A short video of large paintings in my studio (and online store) as of August 1st, 2017. I want to make more of these kinds of things, as much for my own memory (it doesn’t take long to forget what I’ve done, what I’ve sold where) as anything else.
The title of this post comes from a Sylvia Plath quotation: “I talk to God but the sky is empty.” It fits well with the first painting I’ve done since getting back from holidays ––and back into the studio this past Sunday, called The Doubter.
The Doubter; mixed media, 24 x 30 x 1.75 inches, cradled wood panel.
In Dracula, Bram Stoker writes: “I am all in a sea of wonders. I doubt; I fear; I think strange things, which I dare not confess to my own soul.”
I doubt almost everything these days. I turn on the radio and hear impossible things – Los Angeles actually wanting the 2028 Summer Olympics (please see the smoking economic ruins of Athens, Rio, et al) or the son of an American president taking hotel-room meetings with Russians. What to eat, what not to eat (right now fasting seems to be a thing), how to exercise, what to read, what to wear, how to get rich. As I get older I seem to have embraced a kind of blankness, as if the noise of the world was smoke, and the only real thing behind it is the idea that I should stick to my own plans.
But I did have a good holiday, in that crooked little cottage overlooking the Northumberland Strait. Two weeks was enough: I read four books, took innumerable naps, walked in the ocean, hit golf balls with a wedge from sandbar to sandbar, up and down the shore. But I always fill up with schemes and intention while on holiday, so it’s good to be back, and we’ll see how we do.
The Maiden; mixed media on cradled wood panel, 18 x 24 x 1.75 inches.
Second blonde in a row for me, while still on this kick of icons (martyrs, idols, demigods, characters more poster than real) in a larger format. But the ideas for working small are creeping in, too.
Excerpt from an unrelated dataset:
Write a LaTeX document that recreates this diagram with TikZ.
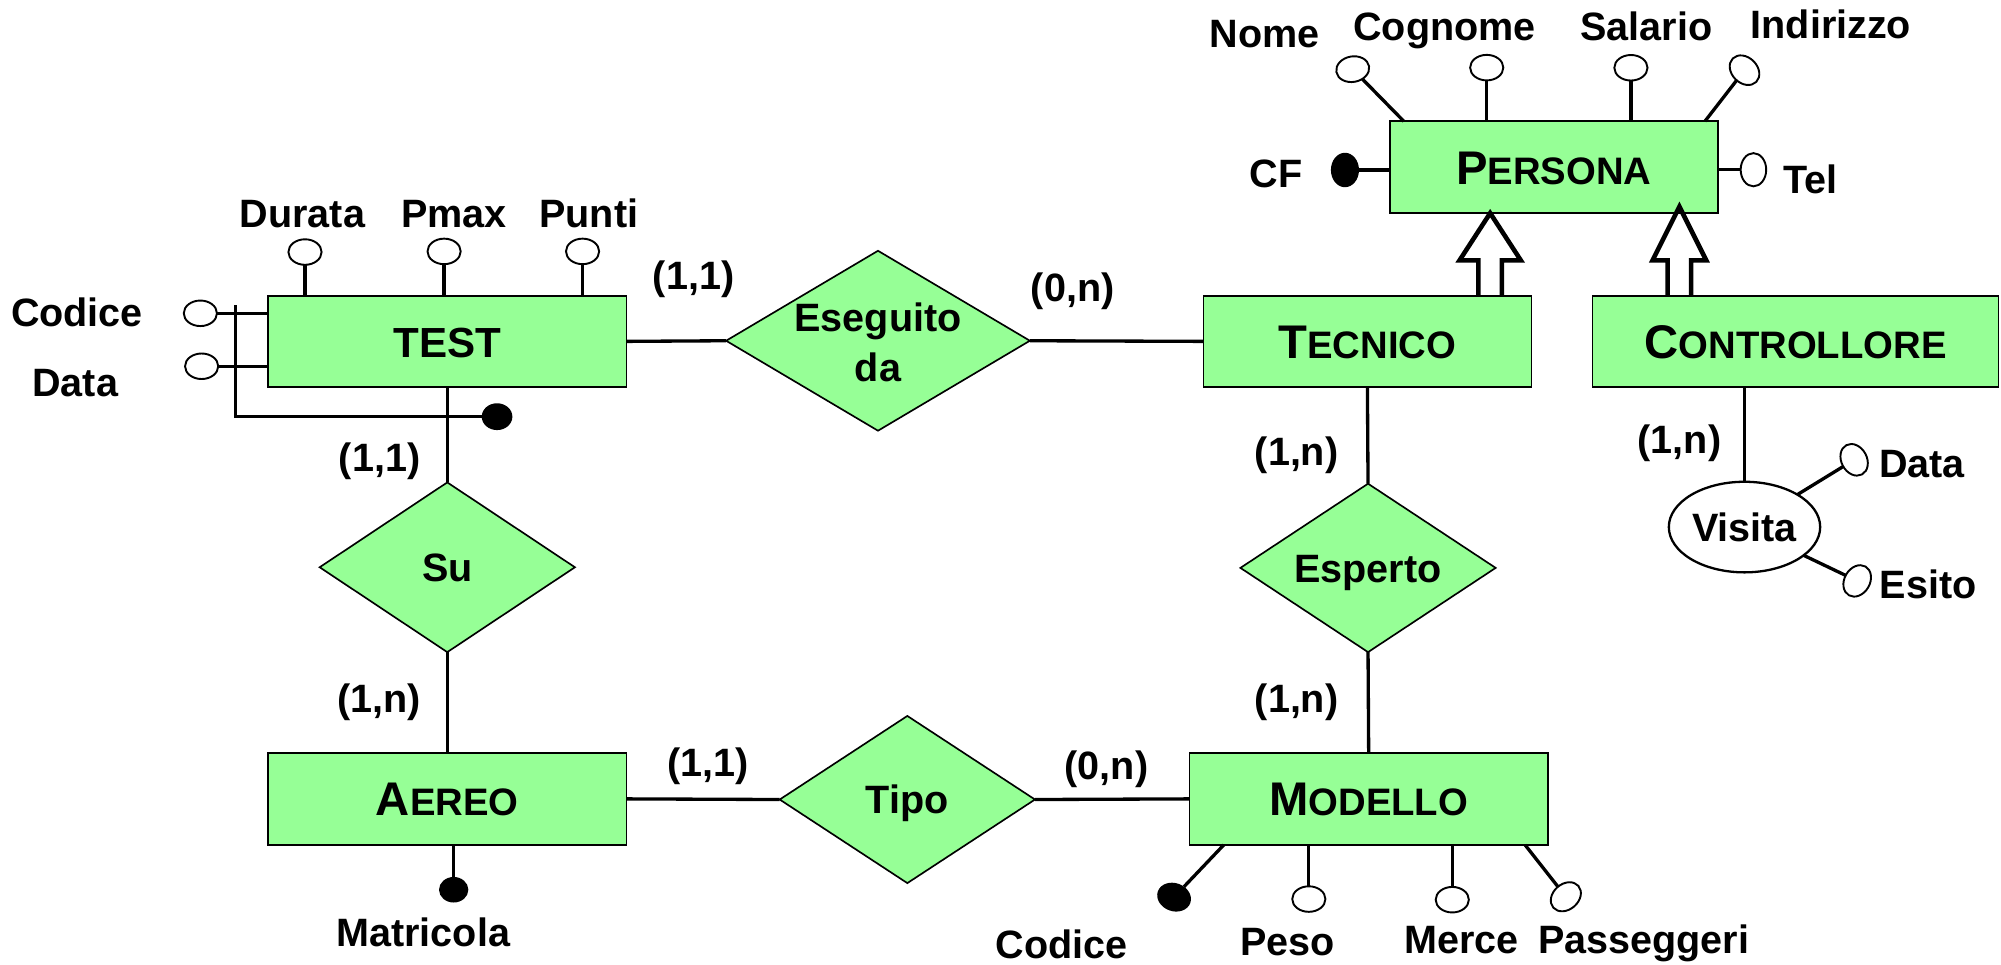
\documentclass[tikz,border=0pt]{standalone}
\usepackage{fontspec}
\setmainfont{Liberation Sans}
\usetikzlibrary{shapes.geometric,calc}
\definecolor{egreen}{RGB}{150,255,150}
\newcommand\lblfont{\fontsize{31pt}{37pt}\selectfont\bfseries}
\newcommand\entfont{\fontsize{30pt}{36pt}\selectfont\bfseries}
\newcommand\firstcap[1]{{\fontsize{37pt}{40pt}\selectfont #1}}
\begin{document}
\begin{tikzpicture}[x=1pt,y=-1pt,
  ent/.style={draw, line width=1.3pt, fill=egreen, minimum height=72pt, inner sep=0pt, outer sep=0pt, font=\entfont, text height=26.5pt, text depth=0pt},
  rel/.style={diamond, aspect=1.5, draw, line width=1.3pt, fill=egreen, inner sep=0pt, outer sep=0pt, font=\lblfont, text height=22.2pt, text depth=0pt},
  att/.style={ellipse, draw, line width=1.5pt, fill=white, minimum width=26pt, minimum height=20pt, inner sep=0pt, outer sep=0pt},
  keyatt/.style={ellipse, fill=black, minimum width=24pt, minimum height=21pt, inner sep=0pt, outer sep=0pt},
  lbl/.style={font=\lblfont, text height=22.2pt, text depth=0pt, inner sep=0pt},
  conn/.style={line width=2.6pt},
  isa/.style={line width=3.6pt, line join=miter, miter limit=10}
]
\useasboundingbox (0,0) rectangle (1568,756);

% entities
\node[ent, minimum width=281pt, minimum height=71pt, text height=24.5pt] (test) at (350.5,267.5) {\fontsize{33pt}{38pt}\selectfont TEST};
\node[ent, minimum width=281pt] (aereo) at (350.5,626) {\firstcap{A}EREO};
\node[ent, minimum width=281pt] (modello) at (1072.5,626) {\firstcap{M}ODELLO};
\node[ent, minimum width=257pt, minimum height=71pt] (tecnico) at (1071.5,267.5) {\firstcap{T}ECNICO};
\node[ent, minimum width=318pt, minimum height=71pt] (controllore) at (1407,267.5) {\firstcap{C}ONTROLLORE};
\node[ent, minimum width=257pt] (persona) at (1217.5,131) {\firstcap{P}ERSONA};

% relationships
\node[rel, minimum width=238pt, minimum height=141pt] (esg) at (688,267) {};
\node[lbl] (esgA) at (688,249) {Eseguito};
\node[lbl] (esgB) at (688,288) {da};
\node[rel, minimum width=200pt, minimum height=133pt] (su) at (350.5,444.5) {Su};
\node[rel, minimum width=200pt, minimum height=131pt] (tipo) at (711,626.5) {Tipo};
\node[rel, minimum width=200pt, minimum height=132pt] (esperto) at (1072,445) {Esperto};
\node[ellipse, draw, line width=1.8pt, fill=white, minimum width=118.6pt, minimum height=71pt, inner sep=0pt, outer sep=0pt, font=\lblfont, text height=22.2pt, text depth=0pt] (visita) at (1367,413) {Visita};

% relationship connectors
\draw[conn] (test.east) -- (esg.west);
\draw[conn] (esg.east) -- (tecnico.west);
\draw[conn] (test.south) -- (su.north);
\draw[conn] (su.south) -- (aereo.north);
\draw[conn] (aereo.east) -- (tipo.west);
\draw[conn] (tipo.east) -- (modello.west);
\draw[conn] (tecnico.south) -- (esperto.north);
\draw[conn] (esperto.south) -- (modello.north);
\draw[conn] (visita.north |- controllore.south) -- (visita.north);

% cardinalities
\node[lbl] (c1) at (543.5,215.5) {(1,1)};
\node[lbl] (c2) at (840.5,225) {(0,n)};
\node[lbl] (c3) at (297.4,358.5) {(1,1)};
\node[lbl] (c4) at (297,547) {(1,n)};
\node[lbl] (c5) at (555,597) {(1,1)};
\node[lbl] (c6) at (867,600) {(0,n)};
\node[lbl] (c7) at (1016,354) {(1,n)};
\node[lbl] (c8) at (1016,547) {(1,n)};
\node[lbl] (c9) at (1316,344.5) {(1,n)};

% TEST attributes
\node[att] (dur) at (239,197.5) {};
\node[att] (pmax) at (348,197) {};
\node[att] (punti) at (456.5,197) {};
\node[att] (tcod) at (157,245.5) {};
\node[att] (tdat) at (158,287) {};
\node[keyatt] (tid) at (389.5,326.5) {};
\coordinate (idtop) at (184.5,239);
\draw[conn] (dur.south) -- (dur.south |- test.north);
\draw[conn] (pmax.south) -- (pmax.south |- test.north);
\draw[conn] (punti.south) -- (punti.south |- test.north);
\draw[conn] (tcod.east) -- (tcod.east -| test.west);
\draw[conn] (tdat.east) -- (tdat.east -| test.west);
\draw[conn] (idtop) |- (tid.west);
\node[lbl] (lDurata) at (237,167.2) {Durata};
\node[lbl] (lPmax) at (355.9,167) {Pmax};
\node[lbl] (lPunti) at (461.4,167) {Punti};
\node[lbl] (lCodice) at (60.3,245) {Codice};
\node[lbl] (lData) at (59,299.7) {Data};

% PERSONA attributes
\node[att, rotate=10] (nome) at (1060,54.2) {};
\node[att] (cogn) at (1165,53) {};
\node[att] (sal) at (1278,53.1) {};
\node[att, rotate=-45] (ind) at (1367,55) {};
\node[keyatt, minimum width=27pt, minimum height=22pt, rotate=90] (cf) at (1053.9,133.2) {};
\node[att, rotate=90] (tel) at (1374,133) {};
\draw[conn] (nome) -- ($(persona.north west)+(11,0)$);
\draw[conn] (cogn.south) -- (cogn.south |- persona.north);
\draw[conn] (sal.south) -- (sal.south |- persona.north);
\draw[conn] (ind) -- ($(persona.north east)+(-10,0)$);
\draw[conn] (cf) -- (cf -| persona.west);
\draw[conn] (tel) -- (tel -| persona.east);
\node[lbl] (lNome) at (991,26) {Nome};
\node[lbl] (lCognome) at (1132,20.4) {Cognome};
\node[lbl] (lSalario) at (1290,20.4) {Salario};
\node[lbl] (lIndirizzo) at (1434.7,18.8) {Indirizzo};
\node[lbl] (lCF) at (1000,135.6) {CF};
\node[lbl] (lTel) at (1418.6,140.7) {Tel};

% ISA arrows
\coordinate (isa1) at (1167.7,167);
\coordinate (isa2) at (1316,162);
\draw[isa] ($(isa1 |- tecnico.north)+(-9.2,0)$) -- ($(isa1)+(-9.2,37)$) -- ($(isa1)+(-24,37)$) -- (isa1) -- ($(isa1)+(24,37)$) -- ($(isa1)+(9.2,37)$) -- ($(isa1 |- tecnico.north)+(9.2,0)$);
\draw[isa] ($(isa2 |- controllore.north)+(-9.2,0)$) -- ($(isa2)+(-9.2,42)$) -- ($(isa2)+(-21,42)$) -- (isa2) -- ($(isa2)+(21,42)$) -- ($(isa2)+(9.2,42)$) -- ($(isa2 |- controllore.north)+(9.2,0)$);

% AEREO attribute
\node[keyatt, minimum width=23pt, minimum height=20pt] (mat) at (355.5,697.2) {};
\draw[conn] (mat) -- (mat |- aereo.south);
\node[lbl] (lMatricola) at (331.6,730.7) {Matricola};

% MODELLO attributes
\node[keyatt, minimum width=27pt, minimum height=22pt, rotate=-20] (mcod) at (920,703) {};
\node[att] (peso) at (1025.6,704.5) {};
\node[att] (merce) at (1138,705) {};
\node[att, rotate=41] (pass) at (1227,702.7) {};
\draw[conn] ($(modello.south west)+(27,0)$) -- (mcod);
\draw[conn] (peso.north) -- (peso.north |- modello.south);
\draw[conn] (merce.north) -- (merce.north |- modello.south);
\draw[conn] ($(modello.south east)+(-18,0)$) -- (pass);
\node[lbl] (lCodice2) at (832,740) {Codice};
\node[lbl] (lPeso) at (1009,738) {Peso};
\node[lbl] (lMerce) at (1145.4,736) {Merce};
\node[lbl] (lPass) at (1288,736) {Passeggeri};

% Visita attributes
\node[att, rotate=-62] (vdata) at (1452.9,360.3) {};
\node[att, rotate=60] (vesito) at (1455.3,455.2) {};
\draw[conn] (visita) -- (vdata);
\draw[conn] (visita) -- (vesito);
\node[lbl] (lVData) at (1506,362.7) {Data};
\node[lbl] (lEsito) at (1511,458) {Esito};
\end{tikzpicture}
\end{document}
Strange times. I look at the news and see spidery arrangements in lies and advertising. Of course the broken centre of this is the president of the United States, a character so blurry and appalling as to not seem real. Which, in a way, he is not. It seems even within the confines of his own skull he is not. The cultural historian Patrick Wright once described him as
A smudged deadbeat left over from the Reagan era … and propped up in a temporary kind of way by ailing US and Japanese banks that couldn’t afford to let him expire completely … If Trump was in the White House which, as he was rash enough to hint in those undiminished days, he might well be before too long, then he could follow the examples of Presidents Reagan and Harding, and look for astrological anchorage in the stars.
Or Twitter. That was in 1991. I guess this is the logical wreckage of neoliberalism, of the the triumph of markets and money and branded individualism above all. Trump speaks the language of reality television, which is really very simple: promise anything to anyone, and otherwise say whatever you need to say to confuse the issue, while advancing spaces in your mind. Even on TV this is sometimes dubious.
My attention to this is sporadic, at best. All I can do is work. There are really very few things I am any good at. I hope painting is one of them.